__Short problem__. Extract every entry word for word. Skip the pictures.

-- START OF Dataset extract --

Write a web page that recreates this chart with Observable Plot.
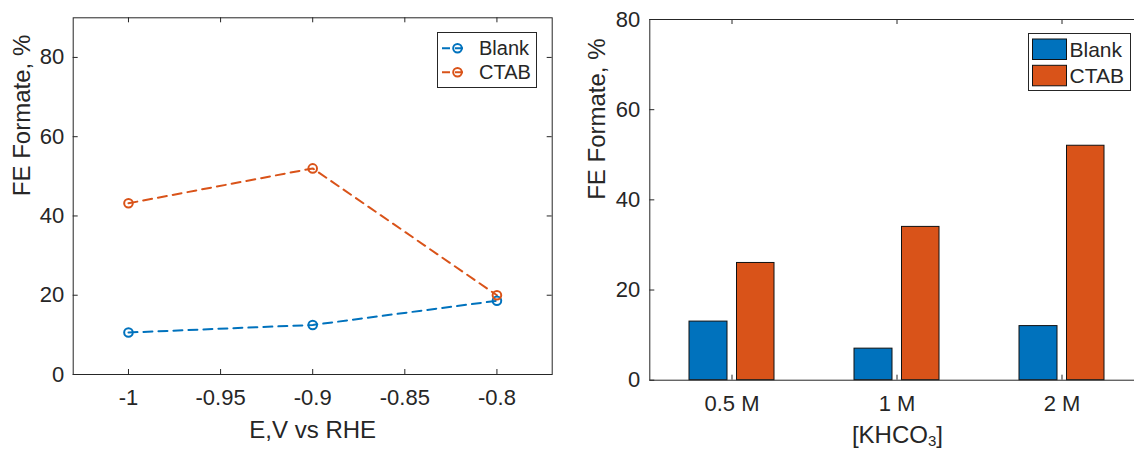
<!DOCTYPE html>
<html><head><meta charset="utf-8">
<script src="https://cdn.jsdelivr.net/npm/d3@7"></script>
<script src="https://cdn.jsdelivr.net/npm/@observablehq/plot@0.6"></script>
<style>
html,body{margin:0;padding:0;background:#fff;}
#wrap{position:relative;width:1134px;height:450px;overflow:hidden;background:#fff;font-family:"Liberation Sans",Arial,sans-serif;}
.panel{position:absolute;top:0;}
#overlay{position:absolute;left:0;top:0;}
</style></head><body><div id="wrap"></div>
<script>
// ---- data ----
const series = ["Blank", "CTAB"];
const seriesColors = ["#0072BD", "#D95319"];
const potentials = [-1, -0.9, -0.8];
const blankFE = [10.6, 12.5, 18.6];
const ctabFE = [43.2, 52, 20];
const potentialTicks = [-1, -0.95, -0.9, -0.85, -0.8];
const feTicksLeft = [0, 20, 40, 60, 80];
const concentrations = ["0.5 M", "1 M", "2 M"];
const blankBarFE = [13, 7, 12];
const ctabBarFE = [26, 34, 52];
const feTicksRight = [0, 20, 40, 60, 80];

const ink = "#262626";
const font = "'Liberation Sans', Arial, Helvetica, sans-serif";
const tickFont = 22, labelFont = 24;
const wrap = document.getElementById("wrap");

// ---- left panel ----
const lineData = [
  ...potentials.map((p, i) => ({series: "Blank", E: p, FE: blankFE[i]})),
  ...potentials.map((p, i) => ({series: "CTAB", E: p, FE: ctabFE[i]}))
];
const L = {width: 570, height: 450, mL: 72.7, mR: 18.3, mT: 17.3, mB: 76};
const LW = L.width - L.mL - L.mR, LH = L.height - L.mT - L.mB;
const tick = 5;
const left = Plot.plot({
  width: L.width, height: L.height,
  marginLeft: L.mL, marginRight: L.mR, marginTop: L.mT, marginBottom: L.mB,
  style: {fontFamily: font, color: ink, background: "transparent", overflow: "visible"},
  x: {domain: [-1.03, -0.77]},
  y: {domain: [0, 90]},
  color: {domain: series, range: seriesColors},
  marks: [
    Plot.line(lineData, {x: "E", y: "FE", z: "series", stroke: "series", strokeWidth: 2, strokeDasharray: "9,6"}),
    Plot.dot(lineData, {x: "E", y: "FE", stroke: "series", r: 4.3, strokeWidth: 2, fill: "none"}),
    Plot.tickX(potentialTicks, {x: d => d, stroke: ink, insetTop: LH - tick}),
    Plot.tickX(potentialTicks, {x: d => d, stroke: ink, insetBottom: LH - tick}),
    Plot.tickY(feTicksLeft, {y: d => d, stroke: ink, insetRight: LW - tick}),
    Plot.tickY(feTicksLeft, {y: d => d, stroke: ink, insetLeft: LW - tick}),
    Plot.frame({stroke: ink}),
    Plot.axisX({ticks: potentialTicks, tickSize: 0, tickPadding: 14.5, fontSize: tickFont, tickFormat: d => String(d), label: null}),
    Plot.axisY({ticks: feTicksLeft, tickSize: 0, tickPadding: 9, fontSize: tickFont, label: null}),
    Plot.text(["E,V vs RHE"], {frameAnchor: "bottom", dy: 63, lineAnchor: "bottom", fontSize: labelFont, fill: ink}),
    Plot.text(["FE Formate, %"], {frameAnchor: "left", dx: -51.3, rotate: -90, lineAnchor: "middle", fontSize: labelFont, fill: ink})
  ]
});
left.classList.add("panel");
left.style.left = "0px";
wrap.appendChild(left);

// ---- right panel ----
const R = {left: 580, width: 580, height: 450, mL: 69.3, mR: 15.5, mT: 19, mB: 70.3};
const RW = R.width - R.mL - R.mR, RH = R.height - R.mT - R.mB;
const blankBars = concentrations.map((c, i) => ({conc: c, FE: blankBarFE[i]}));
const ctabBars = concentrations.map((c, i) => ({conc: c, FE: ctabBarFE[i]}));
const right = Plot.plot({
  width: R.width, height: R.height,
  marginLeft: R.mL, marginRight: R.mR, marginTop: R.mT, marginBottom: R.mB,
  style: {fontFamily: font, color: ink, background: "transparent", overflow: "visible"},
  x: {domain: concentrations, padding: 0},
  y: {domain: [0, 80]},
  marks: [
    Plot.barY(blankBars, {x: "conc", y: "FE", fill: seriesColors[0], stroke: "#111", strokeWidth: 1, insetLeft: 40, insetRight: 87}),
    Plot.barY(ctabBars, {x: "conc", y: "FE", fill: seriesColors[1], stroke: "#111", strokeWidth: 1, insetLeft: 87.5, insetRight: 40}),
    Plot.tickX(concentrations, {x: d => d, stroke: ink, insetTop: RH - tick}),
    Plot.tickX(concentrations, {x: d => d, stroke: ink, insetBottom: RH - tick}),
    Plot.tickY(feTicksRight, {y: d => d, stroke: ink, insetRight: RW - tick}),
    Plot.tickY(feTicksRight, {y: d => d, stroke: ink, insetLeft: RW - tick}),
    Plot.frame({stroke: ink}),
    Plot.axisX({tickSize: 0, tickPadding: 15.5, fontSize: tickFont, label: null}),
    Plot.axisY({ticks: feTicksRight, tickSize: 0, tickPadding: 9.5, fontSize: tickFont, label: null}),
    Plot.text(["[KHCO3]"], {frameAnchor: "bottom", dy: 62.3, lineAnchor: "bottom", fontSize: labelFont, fill: ink}),
    Plot.text(["FE Formate, %"], {frameAnchor: "left", dx: -52.5, rotate: -90, lineAnchor: "middle", fontSize: labelFont, fill: ink})
  ]
});
right.classList.add("panel");
right.style.left = R.left + "px";
wrap.appendChild(right);

// subscript in [KHCO3]
d3.select(right).selectAll("text").each(function() {
  if (this.textContent === "[KHCO3]") {
    const t = d3.select(this);
    t.text(null);
    t.append("tspan").text("[KHCO");
    t.append("tspan").attr("font-size", 15).attr("dy", 3).text("3");
    t.append("tspan").attr("dy", -3).text("]");
  }
});

// ---- legends ----
const ov = d3.select(wrap).append("svg").attr("id", "overlay")
  .attr("width", 1134).attr("height", 450)
  .style("font-family", font);

// left legend
const lg = ov.append("g");
lg.append("rect").attr("x", 437.5).attr("y", 32.5).attr("width", 99).attr("height", 55)
  .attr("fill", "#fff").attr("stroke", ink).attr("stroke-width", 1);
series.forEach((s, i) => {
  const cy = 48.3 + i * 24;
  lg.append("line").attr("x1", 442).attr("x2", 463).attr("y1", cy).attr("y2", cy)
    .attr("stroke", seriesColors[i]).attr("stroke-width", 2).attr("stroke-dasharray", "8,5");
  lg.append("circle").attr("cx", 457.5).attr("cy", cy).attr("r", 4.3)
    .attr("fill", "none").attr("stroke", seriesColors[i]).attr("stroke-width", 2);
  lg.append("text").attr("x", 479).attr("y", cy).attr("dy", "0.35em")
    .attr("font-size", 20).attr("fill", ink).text(s);
});

// right legend
const rg = ov.append("g");
rg.append("rect").attr("x", 1028.5).attr("y", 33.5).attr("width", 102).attr("height", 57)
  .attr("fill", "#fff").attr("stroke", ink).attr("stroke-width", 1);
series.forEach((s, i) => {
  const y0 = 39 + i * 26.3;
  rg.append("rect").attr("x", 1032.5).attr("y", y0).attr("width", 34).attr("height", 20.5)
    .attr("fill", seriesColors[i]).attr("stroke", "#111").attr("stroke-width", 1);
  rg.append("text").attr("x", 1069.5).attr("y", y0 + 10.3).attr("dy", "0.35em")
    .attr("font-size", 21).attr("fill", ink).text(s);
});
</script></body></html>
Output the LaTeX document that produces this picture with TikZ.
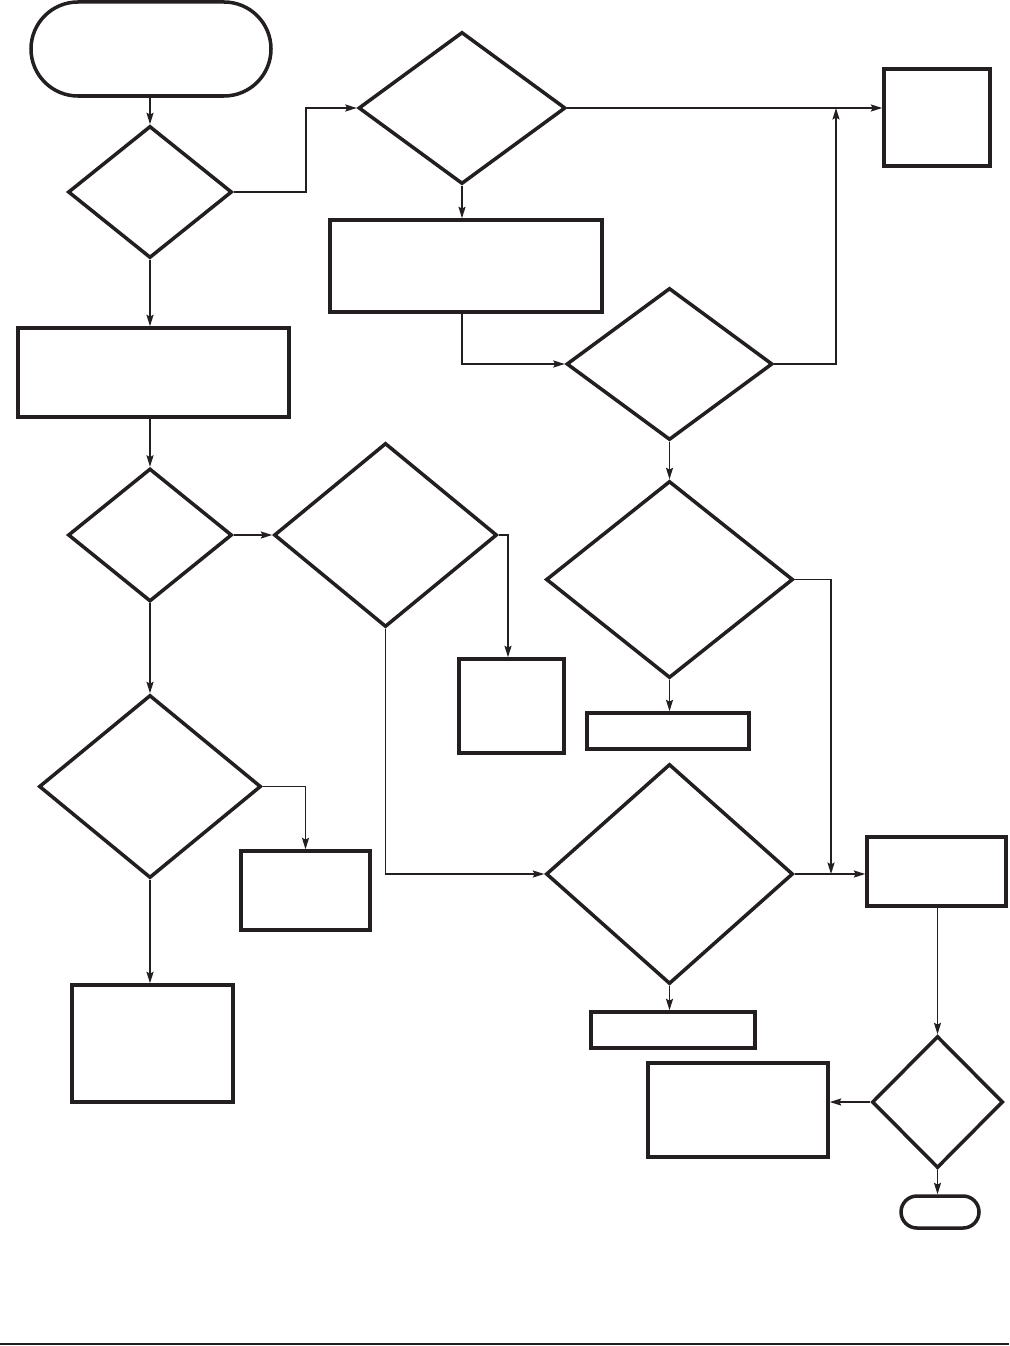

-- END OF Dataset extract --

__Answer for this exercise__.
Write a web page that recreates this chart with Observable Plot.
<!DOCTYPE html>
<html><head><meta charset="utf-8">
<script src="https://cdn.jsdelivr.net/npm/d3@7"></script>
<script src="https://cdn.jsdelivr.net/npm/@observablehq/plot@0.6"></script>
<style>
html,body{margin:0;padding:0;background:#fff;}
#wrap{position:relative;width:1134px;height:450px;overflow:hidden;background:#fff;font-family:"Liberation Sans",Arial,sans-serif;}
.panel{position:absolute;top:0;}
#overlay{position:absolute;left:0;top:0;}
</style></head><body><div id="wrap"></div>
<script>
// ---- data ----
const series = ["Blank", "CTAB"];
const seriesColors = ["#0072BD", "#D95319"];
const potentials = [-1, -0.9, -0.8];
const blankFE = [10.6, 12.5, 18.6];
const ctabFE = [43.2, 52, 20];
const potentialTicks = [-1, -0.95, -0.9, -0.85, -0.8];
const feTicksLeft = [0, 20, 40, 60, 80];
const concentrations = ["0.5 M", "1 M", "2 M"];
const blankBarFE = [13, 7, 12];
const ctabBarFE = [26, 34, 52];
const feTicksRight = [0, 20, 40, 60, 80];

const ink = "#262626";
const font = "'Liberation Sans', Arial, Helvetica, sans-serif";
const tickFont = 22, labelFont = 24;
const wrap = document.getElementById("wrap");

// ---- left panel ----
const lineData = [
  ...potentials.map((p, i) => ({series: "Blank", E: p, FE: blankFE[i]})),
  ...potentials.map((p, i) => ({series: "CTAB", E: p, FE: ctabFE[i]}))
];
const L = {width: 570, height: 450, mL: 72.7, mR: 18.3, mT: 17.3, mB: 76};
const LW = L.width - L.mL - L.mR, LH = L.height - L.mT - L.mB;
const tick = 5;
const left = Plot.plot({
  width: L.width, height: L.height,
  marginLeft: L.mL, marginRight: L.mR, marginTop: L.mT, marginBottom: L.mB,
  style: {fontFamily: font, color: ink, background: "transparent", overflow: "visible"},
  x: {domain: [-1.03, -0.77]},
  y: {domain: [0, 90]},
  color: {domain: series, range: seriesColors},
  marks: [
    Plot.line(lineData, {x: "E", y: "FE", z: "series", stroke: "series", strokeWidth: 2, strokeDasharray: "9,6"}),
    Plot.dot(lineData, {x: "E", y: "FE", stroke: "series", r: 4.3, strokeWidth: 2, fill: "none"}),
    Plot.tickX(potentialTicks, {x: d => d, stroke: ink, insetTop: LH - tick}),
    Plot.tickX(potentialTicks, {x: d => d, stroke: ink, insetBottom: LH - tick}),
    Plot.tickY(feTicksLeft, {y: d => d, stroke: ink, insetRight: LW - tick}),
    Plot.tickY(feTicksLeft, {y: d => d, stroke: ink, insetLeft: LW - tick}),
    Plot.frame({stroke: ink}),
    Plot.axisX({ticks: potentialTicks, tickSize: 0, tickPadding: 14.5, fontSize: tickFont, tickFormat: d => String(d), label: null}),
    Plot.axisY({ticks: feTicksLeft, tickSize: 0, tickPadding: 9, fontSize: tickFont, label: null}),
    Plot.text(["E,V vs RHE"], {frameAnchor: "bottom", dy: 63, lineAnchor: "bottom", fontSize: labelFont, fill: ink}),
    Plot.text(["FE Formate, %"], {frameAnchor: "left", dx: -51.3, rotate: -90, lineAnchor: "middle", fontSize: labelFont, fill: ink})
  ]
});
left.classList.add("panel");
left.style.left = "0px";
wrap.appendChild(left);

// ---- right panel ----
const R = {left: 580, width: 580, height: 450, mL: 69.3, mR: 15.5, mT: 19, mB: 70.3};
const RW = R.width - R.mL - R.mR, RH = R.height - R.mT - R.mB;
const blankBars = concentrations.map((c, i) => ({conc: c, FE: blankBarFE[i]}));
const ctabBars = concentrations.map((c, i) => ({conc: c, FE: ctabBarFE[i]}));
const right = Plot.plot({
  width: R.width, height: R.height,
  marginLeft: R.mL, marginRight: R.mR, marginTop: R.mT, marginBottom: R.mB,
  style: {fontFamily: font, color: ink, background: "transparent", overflow: "visible"},
  x: {domain: concentrations, padding: 0},
  y: {domain: [0, 80]},
  marks: [
    Plot.barY(blankBars, {x: "conc", y: "FE", fill: seriesColors[0], stroke: "#111", strokeWidth: 1, insetLeft: 40, insetRight: 87}),
    Plot.barY(ctabBars, {x: "conc", y: "FE", fill: seriesColors[1], stroke: "#111", strokeWidth: 1, insetLeft: 87.5, insetRight: 40}),
    Plot.tickX(concentrations, {x: d => d, stroke: ink, insetTop: RH - tick}),
    Plot.tickX(concentrations, {x: d => d, stroke: ink, insetBottom: RH - tick}),
    Plot.tickY(feTicksRight, {y: d => d, stroke: ink, insetRight: RW - tick}),
    Plot.tickY(feTicksRight, {y: d => d, stroke: ink, insetLeft: RW - tick}),
    Plot.frame({stroke: ink}),
    Plot.axisX({tickSize: 0, tickPadding: 15.5, fontSize: tickFont, label: null}),
    Plot.axisY({ticks: feTicksRight, tickSize: 0, tickPadding: 9.5, fontSize: tickFont, label: null}),
    Plot.text(["[KHCO3]"], {frameAnchor: "bottom", dy: 62.3, lineAnchor: "bottom", fontSize: labelFont, fill: ink}),
    Plot.text(["FE Formate, %"], {frameAnchor: "left", dx: -52.5, rotate: -90, lineAnchor: "middle", fontSize: labelFont, fill: ink})
  ]
});
right.classList.add("panel");
right.style.left = R.left + "px";
wrap.appendChild(right);

// subscript in [KHCO3]
d3.select(right).selectAll("text").each(function() {
  if (this.textContent === "[KHCO3]") {
    const t = d3.select(this);
    t.text(null);
    t.append("tspan").text("[KHCO");
    t.append("tspan").attr("font-size", 15).attr("dy", 3).text("3");
    t.append("tspan").attr("dy", -3).text("]");
  }
});

// ---- legends ----
const ov = d3.select(wrap).append("svg").attr("id", "overlay")
  .attr("width", 1134).attr("height", 450)
  .style("font-family", font);

// left legend
const lg = ov.append("g");
lg.append("rect").attr("x", 437.5).attr("y", 32.5).attr("width", 99).attr("height", 55)
  .attr("fill", "#fff").attr("stroke", ink).attr("stroke-width", 1);
series.forEach((s, i) => {
  const cy = 48.3 + i * 24;
  lg.append("line").attr("x1", 442).attr("x2", 463).attr("y1", cy).attr("y2", cy)
    .attr("stroke", seriesColors[i]).attr("stroke-width", 2).attr("stroke-dasharray", "8,5");
  lg.append("circle").attr("cx", 457.5).attr("cy", cy).attr("r", 4.3)
    .attr("fill", "none").attr("stroke", seriesColors[i]).attr("stroke-width", 2);
  lg.append("text").attr("x", 479).attr("y", cy).attr("dy", "0.35em")
    .attr("font-size", 20).attr("fill", ink).text(s);
});

// right legend
const rg = ov.append("g");
rg.append("rect").attr("x", 1028.5).attr("y", 33.5).attr("width", 102).attr("height", 57)
  .attr("fill", "#fff").attr("stroke", ink).attr("stroke-width", 1);
series.forEach((s, i) => {
  const y0 = 39 + i * 26.3;
  rg.append("rect").attr("x", 1032.5).attr("y", y0).attr("width", 34).attr("height", 20.5)
    .attr("fill", seriesColors[i]).attr("stroke", "#111").attr("stroke-width", 1);
  rg.append("text").attr("x", 1069.5).attr("y", y0 + 10.3).attr("dy", "0.35em")
    .attr("font-size", 21).attr("fill", ink).text(s);
});
</script></body></html>
Output the LaTeX document that produces this picture with TikZ.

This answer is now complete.